The franchisees have several contractual escape clauses in the event of the Nuclear Option that allow this to happen:

  • Ownership of the Intellectual Property reverts to the Franchisee
  • Majority ownership in the franchisee transfers away from the corporation, if needed
  • Corporate Right of First Refusal expires (i.e., via an escape clause)
  • Corporate controls over franchisee management expire.

These clauses are built into the original Company A funding contract, exercisable only in the event of a Nuclear Option. Leadership of the acquiring company (B) must be made to see that it’s in their own self-interest (via a minority share) to allow the Investible Units+ to become as attractive as possible for outside investors.

The acquiring Company B may think there’s a diamond in the rough in amongst the disenfranchised research units, and may seek to acquire it on the cheap. We use the legal defense funds in the War Chest+ to ensure the targeted Investible Unit is able to negotiate on a level playing field. Our End Game reigns; Company B will have to pay dearly for a new contract with their desired franchisees (i.e., to retain the rights of first refusal).

Consider the case where a few of our franchisees had products in commercialization+ at the moment of the acquisition. The franchisees were expecting milestone or progress payments, and now the Company A commercial organization has been gutted, along with all its built up history and experience with the franchisee products. There are two choices: renegotiate the terms of sale of the blockbuster+-potential product with Company B allowing them to continue with the commercialization (perhaps including retainers for key Company A commercialization staff, where possible).

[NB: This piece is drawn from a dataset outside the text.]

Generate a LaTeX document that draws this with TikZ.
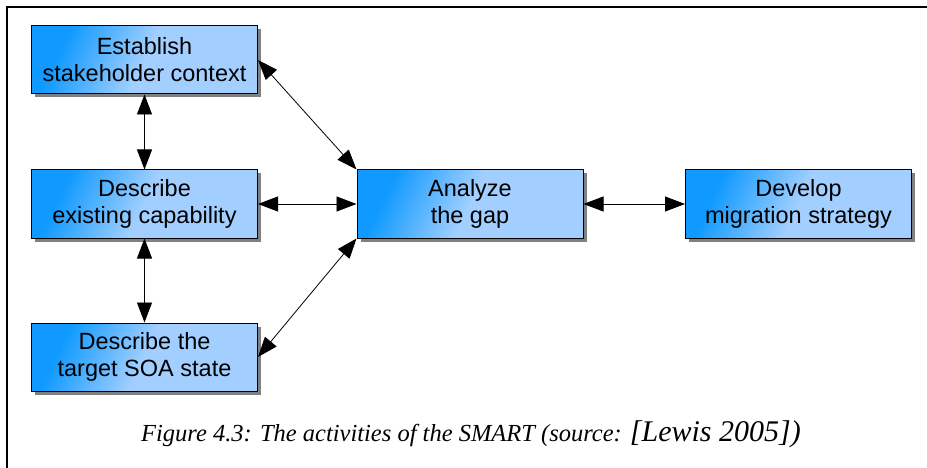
\documentclass[tikz,border=0pt]{standalone}
\usepackage{fontspec}
\setmainfont{Liberation Serif}
\setsansfont{Liberation Sans}
\usetikzlibrary{arrows.meta,shadows}

\definecolor{bdark}{RGB}{16,154,255}
\definecolor{blight}{RGB}{162,207,255}
\definecolor{shadowgray}{RGB}{128,128,128}
% blue-to-light fill of the activity boxes (25bp = left edge, 75bp = right edge)
\pgfdeclarehorizontalshading{activityshade}{100bp}{color(0bp)=(bdark); color(27bp)=(bdark); color(50bp)=(blight); color(100bp)=(blight)}

\begin{document}
\begin{tikzpicture}[x=1pt,y=-1pt,
  activity/.style={draw=black, line width=1pt, shading=activityshade, shading angle=-25,
    minimum width=226pt, minimum height=68pt, inner sep=0pt, align=center,
    font=\sffamily\fontsize{23.5}{27}\selectfont,
    drop shadow={shadow xshift=3.5pt, shadow yshift=-3.5pt, fill=shadowgray, opacity=1}},
  link/.style={line width=0.8pt,
    {Triangle[length=20pt,width=15pt]}-{Triangle[length=20pt,width=15pt]}}]

\useasboundingbox (0,0) rectangle (927,468);

% open frame: left and top edges only
\draw[line width=2.5pt] (7,468) -- (7,7) -- (927,7);

\node[activity] (ctx) at (144.5,60)  {Establish\\stakeholder context};
\node[activity] (cap) at (144.5,204) {Describe\\existing capability};
\node[activity] (soa) at (144.5,357) {Describe the\\target SOA state};
\node[activity] (gap) at (470,204)   {Analyze\\the gap};
\node[activity] (mig) at (798.5,204) {Develop\\migration strategy};

\draw[link] (ctx) -- (cap);
\draw[link] (cap) -- (soa);
\draw[link] (cap) -- (gap);
\draw[link] (gap) -- (mig);
\draw[link] (ctx.east) -- (gap.north west);
\draw[link] (soa.east) -- (gap.south west);

\node[anchor=base, inner sep=0pt] (caption) at (471,441)
  {\fontsize{24.5}{28}\selectfont\itshape Figure 4.3: The activities of the SMART (source: {\fontsize{30}{33}\selectfont[Lewis 2005])}};
\end{tikzpicture}
\end{document}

Or, cut a deal with Company C to acquire the product and to continue the commercialization. Essentially, the original sale with Company A is voided, and new negotiations are started between the franchisees and Company B, C, D, etc.

Even though the franchisees most likely continue with their R&D pursuits, the power and vitality of the franchise operation will soon be lost. The disenfranchised research units will be hard put to achieve the level of productivity and enthusiasm they had as members of the franchise. That special organizational structure, one that was very long in the building, is gone. This is why we describe the Nuclear Option as a form of Mutually Assured Destruction.